*WHAT IS REQUIRED*: Copy the lines of the data below exactly, starting at the first and stopping after the line that contains "plt.rcParams['axes.unicode_minus'] = False"; include no pictures.

*SUPPLIED MATERIAL*:
◆ ◆ ◆ ◆ ◆

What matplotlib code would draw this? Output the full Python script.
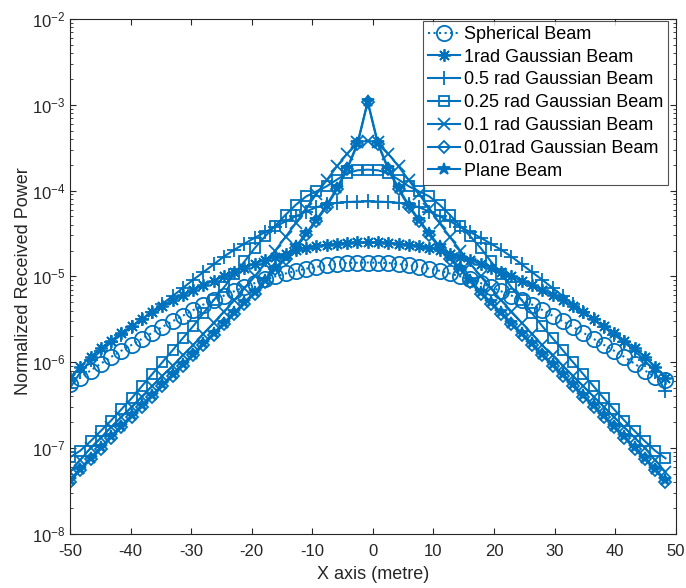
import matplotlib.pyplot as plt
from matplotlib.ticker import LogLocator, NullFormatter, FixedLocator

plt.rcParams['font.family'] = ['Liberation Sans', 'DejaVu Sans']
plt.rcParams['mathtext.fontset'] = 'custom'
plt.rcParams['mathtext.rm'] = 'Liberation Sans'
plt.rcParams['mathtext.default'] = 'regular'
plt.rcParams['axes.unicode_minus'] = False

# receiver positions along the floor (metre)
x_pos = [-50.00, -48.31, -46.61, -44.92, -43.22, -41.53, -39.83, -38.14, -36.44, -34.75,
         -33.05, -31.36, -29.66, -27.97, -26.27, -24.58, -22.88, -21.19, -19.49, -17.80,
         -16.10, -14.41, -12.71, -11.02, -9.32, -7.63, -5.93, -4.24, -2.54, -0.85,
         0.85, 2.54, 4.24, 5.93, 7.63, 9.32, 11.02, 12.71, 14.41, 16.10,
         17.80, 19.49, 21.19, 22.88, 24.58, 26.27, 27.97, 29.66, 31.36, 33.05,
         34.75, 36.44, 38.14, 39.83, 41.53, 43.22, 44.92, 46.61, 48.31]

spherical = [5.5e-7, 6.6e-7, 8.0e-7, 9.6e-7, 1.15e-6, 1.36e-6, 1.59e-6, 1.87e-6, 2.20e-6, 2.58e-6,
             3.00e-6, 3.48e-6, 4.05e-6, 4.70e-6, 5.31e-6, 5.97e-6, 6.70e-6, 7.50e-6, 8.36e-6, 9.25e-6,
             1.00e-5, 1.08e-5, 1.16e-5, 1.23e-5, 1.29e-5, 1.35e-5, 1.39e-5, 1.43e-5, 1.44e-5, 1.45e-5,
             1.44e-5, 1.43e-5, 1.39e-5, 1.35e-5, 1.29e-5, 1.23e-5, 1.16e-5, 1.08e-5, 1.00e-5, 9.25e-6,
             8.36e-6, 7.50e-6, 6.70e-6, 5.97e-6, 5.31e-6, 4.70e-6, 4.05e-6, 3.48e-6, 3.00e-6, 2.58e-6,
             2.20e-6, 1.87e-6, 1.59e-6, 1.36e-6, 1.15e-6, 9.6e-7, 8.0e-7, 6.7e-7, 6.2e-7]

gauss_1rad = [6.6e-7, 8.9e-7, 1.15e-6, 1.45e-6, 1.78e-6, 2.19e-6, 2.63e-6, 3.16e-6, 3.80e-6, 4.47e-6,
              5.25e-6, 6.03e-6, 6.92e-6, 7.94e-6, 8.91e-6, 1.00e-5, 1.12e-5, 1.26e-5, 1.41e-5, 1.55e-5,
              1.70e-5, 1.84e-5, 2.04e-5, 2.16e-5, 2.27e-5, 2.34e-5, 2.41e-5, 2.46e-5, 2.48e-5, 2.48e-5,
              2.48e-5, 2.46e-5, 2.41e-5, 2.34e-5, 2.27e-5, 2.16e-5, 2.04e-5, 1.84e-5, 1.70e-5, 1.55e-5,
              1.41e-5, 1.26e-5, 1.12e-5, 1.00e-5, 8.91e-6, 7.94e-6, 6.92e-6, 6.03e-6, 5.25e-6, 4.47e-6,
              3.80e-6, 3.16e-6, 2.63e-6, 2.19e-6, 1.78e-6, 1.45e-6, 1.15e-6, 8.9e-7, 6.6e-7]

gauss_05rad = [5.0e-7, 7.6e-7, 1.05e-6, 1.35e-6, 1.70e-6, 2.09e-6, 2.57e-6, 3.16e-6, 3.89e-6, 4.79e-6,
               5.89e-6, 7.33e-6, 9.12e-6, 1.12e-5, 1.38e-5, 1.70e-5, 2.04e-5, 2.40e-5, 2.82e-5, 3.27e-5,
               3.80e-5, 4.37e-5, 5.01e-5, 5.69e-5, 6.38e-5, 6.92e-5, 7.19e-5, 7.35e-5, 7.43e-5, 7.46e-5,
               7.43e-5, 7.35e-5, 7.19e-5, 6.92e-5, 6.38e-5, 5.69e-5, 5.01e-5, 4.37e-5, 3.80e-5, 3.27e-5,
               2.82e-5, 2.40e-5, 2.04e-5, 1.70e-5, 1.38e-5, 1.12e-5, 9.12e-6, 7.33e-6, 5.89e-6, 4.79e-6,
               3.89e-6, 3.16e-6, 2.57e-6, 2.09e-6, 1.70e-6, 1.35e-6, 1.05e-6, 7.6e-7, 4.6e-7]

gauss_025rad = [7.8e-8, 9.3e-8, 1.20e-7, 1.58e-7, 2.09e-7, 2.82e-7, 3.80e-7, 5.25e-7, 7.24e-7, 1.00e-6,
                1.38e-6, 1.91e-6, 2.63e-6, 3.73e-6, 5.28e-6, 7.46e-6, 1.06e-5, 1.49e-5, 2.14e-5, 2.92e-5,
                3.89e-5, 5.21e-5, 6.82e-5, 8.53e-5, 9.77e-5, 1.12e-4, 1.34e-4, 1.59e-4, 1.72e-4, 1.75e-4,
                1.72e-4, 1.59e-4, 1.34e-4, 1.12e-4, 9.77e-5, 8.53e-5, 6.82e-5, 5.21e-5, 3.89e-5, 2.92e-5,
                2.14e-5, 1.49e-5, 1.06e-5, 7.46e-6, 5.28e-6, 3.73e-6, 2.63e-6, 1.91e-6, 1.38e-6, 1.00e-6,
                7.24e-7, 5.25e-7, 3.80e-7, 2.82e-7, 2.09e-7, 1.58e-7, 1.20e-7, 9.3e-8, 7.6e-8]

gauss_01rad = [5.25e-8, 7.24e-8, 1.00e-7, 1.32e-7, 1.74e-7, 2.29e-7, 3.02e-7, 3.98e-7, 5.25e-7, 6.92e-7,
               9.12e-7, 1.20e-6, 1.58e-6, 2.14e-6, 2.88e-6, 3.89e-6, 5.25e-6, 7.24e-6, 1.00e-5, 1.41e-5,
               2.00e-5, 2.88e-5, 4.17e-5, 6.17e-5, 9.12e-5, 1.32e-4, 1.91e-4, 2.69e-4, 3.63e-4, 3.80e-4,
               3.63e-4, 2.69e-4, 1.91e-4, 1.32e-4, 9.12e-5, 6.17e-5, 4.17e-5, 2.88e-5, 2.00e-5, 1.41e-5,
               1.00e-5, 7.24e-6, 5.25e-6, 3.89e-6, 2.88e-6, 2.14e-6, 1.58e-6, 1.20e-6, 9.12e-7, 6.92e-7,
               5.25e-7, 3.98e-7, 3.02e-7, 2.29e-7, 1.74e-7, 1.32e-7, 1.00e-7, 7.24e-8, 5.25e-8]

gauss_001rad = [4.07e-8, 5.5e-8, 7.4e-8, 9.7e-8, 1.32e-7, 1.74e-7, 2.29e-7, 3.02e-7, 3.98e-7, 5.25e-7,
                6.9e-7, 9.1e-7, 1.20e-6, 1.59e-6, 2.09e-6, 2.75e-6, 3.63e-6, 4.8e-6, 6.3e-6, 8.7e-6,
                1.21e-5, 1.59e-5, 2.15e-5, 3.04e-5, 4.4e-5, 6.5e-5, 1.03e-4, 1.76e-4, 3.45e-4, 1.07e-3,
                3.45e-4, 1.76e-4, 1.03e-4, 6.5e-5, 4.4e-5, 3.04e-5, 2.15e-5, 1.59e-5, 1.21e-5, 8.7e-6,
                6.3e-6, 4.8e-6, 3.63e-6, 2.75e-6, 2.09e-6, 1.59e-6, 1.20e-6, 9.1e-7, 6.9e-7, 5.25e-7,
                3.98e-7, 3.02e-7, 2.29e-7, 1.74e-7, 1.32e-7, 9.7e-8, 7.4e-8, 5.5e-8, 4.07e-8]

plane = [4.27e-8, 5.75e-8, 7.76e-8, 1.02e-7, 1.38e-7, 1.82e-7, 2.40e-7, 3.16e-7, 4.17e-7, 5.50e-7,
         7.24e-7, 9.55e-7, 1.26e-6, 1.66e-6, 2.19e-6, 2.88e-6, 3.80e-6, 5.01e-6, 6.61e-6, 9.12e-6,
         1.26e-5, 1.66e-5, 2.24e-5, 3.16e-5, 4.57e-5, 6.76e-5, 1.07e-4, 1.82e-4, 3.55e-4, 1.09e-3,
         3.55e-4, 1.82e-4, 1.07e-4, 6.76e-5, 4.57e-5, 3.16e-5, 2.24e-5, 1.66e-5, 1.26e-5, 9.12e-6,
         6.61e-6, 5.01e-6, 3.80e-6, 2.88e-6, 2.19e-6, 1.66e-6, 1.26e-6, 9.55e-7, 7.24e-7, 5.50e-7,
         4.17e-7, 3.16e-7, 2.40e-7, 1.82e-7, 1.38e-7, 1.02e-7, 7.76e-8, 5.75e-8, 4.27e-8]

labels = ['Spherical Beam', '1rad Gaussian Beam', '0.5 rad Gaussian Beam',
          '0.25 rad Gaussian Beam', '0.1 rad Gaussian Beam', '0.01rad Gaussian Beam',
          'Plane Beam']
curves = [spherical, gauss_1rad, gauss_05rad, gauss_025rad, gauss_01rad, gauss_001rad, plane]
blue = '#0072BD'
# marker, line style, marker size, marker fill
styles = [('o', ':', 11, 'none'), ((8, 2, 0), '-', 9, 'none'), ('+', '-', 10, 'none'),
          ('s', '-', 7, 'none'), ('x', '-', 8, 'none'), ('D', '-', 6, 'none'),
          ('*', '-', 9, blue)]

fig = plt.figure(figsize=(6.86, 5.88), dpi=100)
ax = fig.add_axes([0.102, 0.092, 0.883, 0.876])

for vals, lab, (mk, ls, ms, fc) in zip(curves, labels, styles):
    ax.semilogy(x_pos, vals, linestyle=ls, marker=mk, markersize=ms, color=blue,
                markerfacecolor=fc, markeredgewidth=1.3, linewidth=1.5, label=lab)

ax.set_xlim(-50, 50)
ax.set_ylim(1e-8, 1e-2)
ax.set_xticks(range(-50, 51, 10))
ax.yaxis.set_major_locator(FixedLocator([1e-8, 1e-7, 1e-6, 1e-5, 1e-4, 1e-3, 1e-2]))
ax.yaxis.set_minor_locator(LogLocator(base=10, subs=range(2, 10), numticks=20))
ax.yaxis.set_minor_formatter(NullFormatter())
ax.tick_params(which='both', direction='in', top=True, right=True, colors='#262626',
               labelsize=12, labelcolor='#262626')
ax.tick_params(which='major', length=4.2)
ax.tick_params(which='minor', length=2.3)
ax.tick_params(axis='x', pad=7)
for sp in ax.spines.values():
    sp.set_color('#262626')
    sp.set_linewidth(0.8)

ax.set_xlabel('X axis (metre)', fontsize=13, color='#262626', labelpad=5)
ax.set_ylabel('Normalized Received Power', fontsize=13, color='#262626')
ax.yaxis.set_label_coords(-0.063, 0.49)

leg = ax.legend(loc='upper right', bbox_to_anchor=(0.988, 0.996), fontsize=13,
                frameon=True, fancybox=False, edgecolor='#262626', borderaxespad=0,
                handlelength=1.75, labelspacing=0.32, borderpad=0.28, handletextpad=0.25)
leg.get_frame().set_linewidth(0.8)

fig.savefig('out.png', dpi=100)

◆ ◆ ◆ ◆ ◆

*RESPONSE TO THIS EXERCISE*:
What matplotlib code would draw this? Output the full Python script.
import matplotlib.pyplot as plt
from matplotlib.ticker import LogLocator, NullFormatter, FixedLocator

plt.rcParams['font.family'] = ['Liberation Sans', 'DejaVu Sans']
plt.rcParams['mathtext.fontset'] = 'custom'
plt.rcParams['mathtext.rm'] = 'Liberation Sans'
plt.rcParams['mathtext.default'] = 'regular'
plt.rcParams['axes.unicode_minus'] = False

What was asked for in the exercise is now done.